Allen Varney (born 1958) is an American writer and game designer. Varney has produced numerous books, role-playing game supplements, technical manuals, articles, reviews, columns, and stories, as well as the fantasy novel Cast of Fate (TSR, 1996). Since the 1990s, he has worked primarily in computer games.

==Early life==
Varney was born in St. Louis, Missouri and was raised by his mother, Marcelene Varney. He graduated from Reno High School in 1976 and has a dual BA in English and history from the University of Nevada, Reno.

==Gaming career==

===Roleplaying games===
Varney designed the game Necromancer (1983), which was published by Steve Jackson Games. Varney wrote Son of Toon (1986), the third supplement to the Toon RPG. From 1984 to 1986 he worked as Assistant Editor at Steve Jackson Games (with Warren Spector, then Editor-in-Chief) editing Space Gamer magazine.

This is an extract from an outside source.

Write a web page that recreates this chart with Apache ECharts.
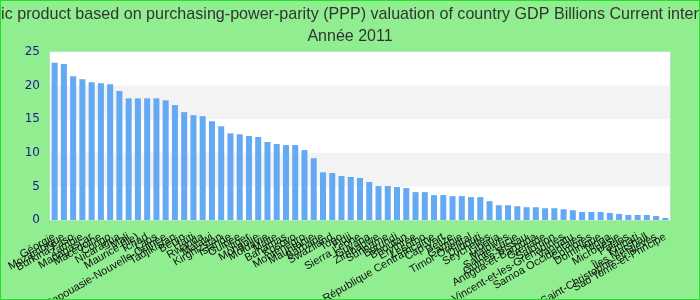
<!DOCTYPE html>
<html>
<head>
<meta charset="utf-8">
<script src="https://cdn.jsdelivr.net/npm/echarts@6/dist/echarts.min.js"></script>
<style>
html,body{margin:0;padding:0;background:#90ee90;}
#w{position:relative;width:700px;height:300px;}
#c{position:absolute;left:0;top:0;width:700px;height:300px;}
#b{position:absolute;left:0;top:0;width:700px;height:300px;box-sizing:border-box;border:1px solid #22e022;pointer-events:none;}
</style>
</head>
<body>
<div id="w"><div id="c"></div><div id="b"></div></div>
<script>
const titleText = "Gross domestic product based on purchasing-power-parity (PPP) valuation of country GDP Billions Current international dollar";
const subtitleText = "Année 2011";
const categories = [
  "Géorgie","Mozambique","Burkina Faso","Zambie","Madagascar","Macédoine","Congo","Nicaragua","Mali","Maurice (Île)",
  "Tchad","Laos","Papouasie-Nouvelle-Guinée","Tadjikistan","Bénin","Haïti","Rwanda","Malawi","Kirghizstan","Islande",
  "Guinée","Niger","Mongolie","Moldavie","Malte","Bahamas","Kosovo","Monténégro","Mauritanie","Barbade",
  "Swaziland","Togo","Fidji","Sierra Leone","Guyana","Zimbabwe","Suriname","Burundi","Bhoutan","Érythrée",
  "Lesotho","République Centrafricaine","Cap-Vert","Belize","Gambie","Timor-Oriental","Djibouti","Seychelles","Libéria","Maldives",
  "Sainte-Lucie","Guinée-Bissau","Antigua-et-Barbuda","Grenade","Salomon","Saint-Vincent-et-les-Grenadines","Vanuatu","Samoa Occidentales","Comores","Dominique",
  "Tonga","Micronésie","Palaos","Kiribati","Îles Marshall","Saint-Christophe-et-Niévès","Sao Tomé-et-Principe"
];
const gdpValues = [
  23.4,23.2,21.4,20.95,20.5,20.35,20.2,19.2,18.1,18.1,
  18.1,18.1,17.8,17.1,16.05,15.6,15.45,14.7,13.95,12.9,
  12.75,12.5,12.35,11.6,11.3,11.15,11.15,10.4,9.2,7.1,
  7.0,6.55,6.4,6.25,5.65,5.05,5.05,4.9,4.75,4.15,
  4.15,3.7,3.7,3.55,3.55,3.4,3.4,2.8,2.2,2.2,
  2.05,1.9,1.9,1.75,1.75,1.6,1.45,1.2,1.2,1.2,
  1.05,0.9,0.75,0.75,0.75,0.6,0.3
];
const yTicks = [0,5,10,15,20,25];

const chart = echarts.init(document.getElementById('c'), null, {renderer:'canvas'});
chart.setOption({
  backgroundColor: '#90ee90',
  animation: false,
  title: {
    text: titleText,
    subtext: subtitleText,
    left: 'center',
    top: 2,
    itemGap: 6,
    textStyle: {fontFamily:'Liberation Sans', fontSize:16.1, fontWeight:'normal', color:'#333'},
    subtextStyle: {fontFamily:'Liberation Sans', fontSize:16, color:'#333'}
  },
  grid: {
    left: 50, right: 30, top: 52, bottom: 80,
    outerBoundsMode: 'none',
    containLabel: false,
    show: true, backgroundColor: '#fff', borderColor: '#ddd', borderWidth: 1
  },
  xAxis: {
    type: 'category',
    data: categories,
    axisLine: {show:false},
    axisTick: {show:false},
    axisLabel: {interval:0, rotate:30, fontFamily:'Liberation Sans', fontSize:11, color:'#111', margin:16}
  },
  yAxis: {
    type: 'value',
    min: yTicks[0], max: yTicks[yTicks.length-1], interval: 5,
    axisLine: {show:false},
    axisTick: {show:false},
    splitLine: {show:false},
    splitArea: {show:true, areaStyle:{color:['#ffffff','#f3f3f3']}},
    axisLabel: {fontFamily:'DejaVu Sans', fontSize:12, color:'#1a1a8a', margin:10}
  },
  series: [{
    type: 'bar',
    data: gdpValues,
    barWidth: '65%',
    itemStyle: {color:'#63a9f3'}
  }]
});
</script>
</body>
</html>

Warren Spector and Varney wrote the supplement Send in the Clones (1985) for the Paranoia role-playing game from West End Games. In 1986, he left Steve Jackson Games to freelance. From this time onward, he wrote a large body of game supplements for companies like TSR, Inc., FASA Corporation, West End Games, and White Wolf.

Varney did work for TSR from 1987 to 1992, including the "Blood Brethren" trilogy (Nightwail, Nightrage, Nightstorm) and Five Coins for a Kingdom, Wildspace for Spelljammer, Veiled Alliance for Dark Sun, and several gamebooks, the Ariya, Binsada, and Talinie realm packs for Birthright. He also edited modules for the Ravenloft, Planescape, and Forgotten Realms settings, and was a game reviewer and news columnist for Dragon magazine.

Varney wrote the AD&D Gamebook The Vanishing City in 1987, and the Endless Quest gamebook Galactic Challenge for Amazing Engine in 1995.

Varney served as the line editor for a new version of the roleplaying game Paranoia, published in 2004 by Mongoose Publishing. He wrote the new rules and packaged the game's support line with the help of his "Traitor Recycling Studio" until 2006 when Mongoose put the game line on hold.

Most recently, Varney has operated the Bundle of Holding site, distributing bundles of licensed but DRM-free role-playing game files in a series of time-limited offers.

===Computer games===
Enspire Learning produces a computer version of Varney's multiplayer business ethics and leadership simulation, the Executive Challenge. Executive Challenge was covered in The Wall Street Journal.

Varney has long been involved in the game design and documentation for companies such as Origin Systems, Interplay, Prodigy, Acclaim Entertainment, Looking Glass Technologies, MicroProse, and Sony Online Entertainment. He wrote character dialogue for Star Wars Galaxies, and worked again with Warren Spector on Epic Mickey.

Varney also writes for The Escapist.

===Card games===
In 1993, Varney designed an expansion set for Magic: The Gathering. This was not published, but the design concepts later surfaced in the web-based Vanguard format of the game, with Varney credited for the original concept.

==Personal life==
Varney has participated in the Texas Juggling Society at the University of Texas since 1985.